O que está por baixo, porém, é consistente, reflexo do enriquecimento da sociedade brasileira. É desigual, óbvio, mas é enriquecimento.
Essa é a boa notícia que passa despercebida pela imprensa, sempre mais ágil em perceber crises do que soluções. A diversificação dos gostos do leitor é uma das consequências, de um lado, do crescimento da classe média e, de outro, de mais gente com escolaridade. A tradução é a demanda por conhecimento.

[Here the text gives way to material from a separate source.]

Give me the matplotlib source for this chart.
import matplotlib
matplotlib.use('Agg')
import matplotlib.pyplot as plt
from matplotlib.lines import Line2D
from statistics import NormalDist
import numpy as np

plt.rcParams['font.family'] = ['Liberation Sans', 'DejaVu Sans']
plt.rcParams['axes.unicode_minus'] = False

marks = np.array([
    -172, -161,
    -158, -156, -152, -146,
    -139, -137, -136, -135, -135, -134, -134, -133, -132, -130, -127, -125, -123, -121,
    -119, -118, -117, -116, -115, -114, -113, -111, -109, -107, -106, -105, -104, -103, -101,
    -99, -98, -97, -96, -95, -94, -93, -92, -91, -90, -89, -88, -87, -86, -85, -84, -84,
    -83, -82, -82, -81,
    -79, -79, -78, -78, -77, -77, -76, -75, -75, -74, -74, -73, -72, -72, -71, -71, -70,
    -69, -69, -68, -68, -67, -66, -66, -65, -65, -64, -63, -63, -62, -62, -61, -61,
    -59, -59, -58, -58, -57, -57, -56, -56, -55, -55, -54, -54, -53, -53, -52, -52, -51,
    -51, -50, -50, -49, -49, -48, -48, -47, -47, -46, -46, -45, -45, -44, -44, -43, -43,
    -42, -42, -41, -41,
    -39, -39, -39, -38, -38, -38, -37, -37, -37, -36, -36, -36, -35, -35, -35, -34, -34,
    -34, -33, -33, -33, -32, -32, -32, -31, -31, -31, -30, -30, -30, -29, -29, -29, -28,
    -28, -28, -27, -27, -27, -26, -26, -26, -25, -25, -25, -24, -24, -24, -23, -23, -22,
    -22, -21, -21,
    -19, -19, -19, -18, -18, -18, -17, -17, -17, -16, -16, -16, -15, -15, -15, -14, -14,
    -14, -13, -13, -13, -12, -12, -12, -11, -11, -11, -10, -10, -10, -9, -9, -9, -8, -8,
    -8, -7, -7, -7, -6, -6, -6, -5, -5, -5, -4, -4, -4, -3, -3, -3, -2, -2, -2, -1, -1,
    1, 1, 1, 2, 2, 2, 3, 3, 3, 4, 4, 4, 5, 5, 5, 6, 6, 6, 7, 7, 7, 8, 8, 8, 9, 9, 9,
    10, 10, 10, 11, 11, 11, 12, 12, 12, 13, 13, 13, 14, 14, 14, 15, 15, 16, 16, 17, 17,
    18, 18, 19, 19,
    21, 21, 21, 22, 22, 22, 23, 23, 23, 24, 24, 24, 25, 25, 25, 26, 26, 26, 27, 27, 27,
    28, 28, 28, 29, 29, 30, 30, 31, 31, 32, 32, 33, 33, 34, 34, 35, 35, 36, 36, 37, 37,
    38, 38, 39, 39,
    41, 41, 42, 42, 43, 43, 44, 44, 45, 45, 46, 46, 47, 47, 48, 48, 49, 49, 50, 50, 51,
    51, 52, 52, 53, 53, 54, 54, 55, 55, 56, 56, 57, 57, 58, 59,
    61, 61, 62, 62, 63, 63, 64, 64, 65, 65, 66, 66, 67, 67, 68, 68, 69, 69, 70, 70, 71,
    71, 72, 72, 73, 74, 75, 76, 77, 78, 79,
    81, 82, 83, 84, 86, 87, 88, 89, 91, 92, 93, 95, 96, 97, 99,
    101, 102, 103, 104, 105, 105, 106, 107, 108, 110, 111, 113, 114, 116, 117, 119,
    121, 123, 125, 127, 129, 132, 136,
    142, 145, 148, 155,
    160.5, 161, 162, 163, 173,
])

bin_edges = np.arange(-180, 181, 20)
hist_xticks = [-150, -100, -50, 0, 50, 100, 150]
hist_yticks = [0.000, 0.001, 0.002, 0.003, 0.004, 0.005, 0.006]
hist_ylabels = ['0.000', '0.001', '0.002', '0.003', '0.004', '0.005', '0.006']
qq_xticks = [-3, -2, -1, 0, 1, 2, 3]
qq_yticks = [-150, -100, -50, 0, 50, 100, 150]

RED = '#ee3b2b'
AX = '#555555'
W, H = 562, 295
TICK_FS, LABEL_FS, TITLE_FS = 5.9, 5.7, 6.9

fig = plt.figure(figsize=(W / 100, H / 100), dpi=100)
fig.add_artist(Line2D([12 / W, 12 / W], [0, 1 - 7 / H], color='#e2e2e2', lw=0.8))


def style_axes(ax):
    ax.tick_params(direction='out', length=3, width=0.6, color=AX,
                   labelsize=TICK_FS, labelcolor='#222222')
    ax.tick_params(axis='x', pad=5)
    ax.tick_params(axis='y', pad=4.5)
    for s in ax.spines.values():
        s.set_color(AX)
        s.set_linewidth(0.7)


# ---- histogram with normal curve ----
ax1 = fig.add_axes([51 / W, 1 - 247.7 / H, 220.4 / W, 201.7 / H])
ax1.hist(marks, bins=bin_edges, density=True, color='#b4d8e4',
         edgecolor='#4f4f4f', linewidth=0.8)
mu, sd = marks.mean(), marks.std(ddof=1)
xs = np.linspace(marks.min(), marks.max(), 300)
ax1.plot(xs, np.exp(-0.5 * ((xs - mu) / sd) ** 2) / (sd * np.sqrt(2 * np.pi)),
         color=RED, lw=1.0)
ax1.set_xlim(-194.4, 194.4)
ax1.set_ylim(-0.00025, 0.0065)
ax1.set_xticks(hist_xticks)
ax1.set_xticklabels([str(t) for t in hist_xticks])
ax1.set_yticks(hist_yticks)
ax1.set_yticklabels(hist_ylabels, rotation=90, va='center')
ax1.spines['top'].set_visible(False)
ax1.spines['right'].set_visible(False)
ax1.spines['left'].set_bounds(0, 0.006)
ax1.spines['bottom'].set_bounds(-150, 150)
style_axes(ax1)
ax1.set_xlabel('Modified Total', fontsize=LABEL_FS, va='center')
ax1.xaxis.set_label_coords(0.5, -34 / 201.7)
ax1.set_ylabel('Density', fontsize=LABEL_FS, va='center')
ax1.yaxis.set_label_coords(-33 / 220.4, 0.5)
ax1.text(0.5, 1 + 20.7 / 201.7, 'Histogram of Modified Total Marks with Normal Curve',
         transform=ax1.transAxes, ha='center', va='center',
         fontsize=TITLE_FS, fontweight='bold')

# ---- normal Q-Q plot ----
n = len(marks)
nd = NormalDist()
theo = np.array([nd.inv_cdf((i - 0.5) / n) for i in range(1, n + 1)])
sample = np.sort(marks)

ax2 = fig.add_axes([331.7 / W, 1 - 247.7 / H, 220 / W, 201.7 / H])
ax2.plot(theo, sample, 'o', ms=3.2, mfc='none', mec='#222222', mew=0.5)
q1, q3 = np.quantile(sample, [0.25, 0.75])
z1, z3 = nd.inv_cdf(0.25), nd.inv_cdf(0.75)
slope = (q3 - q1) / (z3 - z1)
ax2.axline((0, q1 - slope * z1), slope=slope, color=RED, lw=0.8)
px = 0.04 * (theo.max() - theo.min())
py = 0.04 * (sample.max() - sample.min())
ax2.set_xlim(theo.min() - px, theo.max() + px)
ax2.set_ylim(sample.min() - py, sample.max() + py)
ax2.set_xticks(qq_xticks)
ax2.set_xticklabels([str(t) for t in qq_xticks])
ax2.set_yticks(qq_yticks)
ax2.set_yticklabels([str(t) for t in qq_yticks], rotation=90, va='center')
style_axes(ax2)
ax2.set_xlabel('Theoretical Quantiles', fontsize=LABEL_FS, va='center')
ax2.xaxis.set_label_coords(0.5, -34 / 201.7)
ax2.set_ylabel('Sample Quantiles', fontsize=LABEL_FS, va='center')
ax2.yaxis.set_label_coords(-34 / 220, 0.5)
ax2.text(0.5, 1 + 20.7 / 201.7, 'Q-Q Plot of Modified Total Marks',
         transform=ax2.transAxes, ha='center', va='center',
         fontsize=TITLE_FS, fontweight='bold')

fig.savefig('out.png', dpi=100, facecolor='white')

Só não cresce mais rápido porque vivemos uma crônica crise cognitiva; comparados com a população geral, ainda são poucos os que entendem o que lêem.

 

Tenho dito, aqui nesta coluna, e vou repetir: não há dado mais relevante para se medir as perspectivas brasileiras do que o aumento em 10% por ano dos ensinos médio e superior.
Se convertermos em número o que significam os 10%, apenas no ensino médio são mais 700 mil novas matrículas.
É ainda pouco percentualmente, mas em termos absolutos é gigantesco.
Mais velozmente se expandem os programas de reciclagem profissional e MBAs oferecidos pelas universidades e o mercado de conferências, trazendo expoentes, com cachês milionários, da Europa e, em especial, dos Estados Unidos.
Universidades norte-americanas e européias, de olho nesse filão, firmam parcerias com grupos brasileiros, vendendo ensino à distância.
Quando se analisam os números da realidade social brasileira, vemos que ainda há muito a percorrer, muita gente para educar -e, por consequência, muito conteúdo para produzir.
Por isso, e só por isso, que essa onda veio para ficar.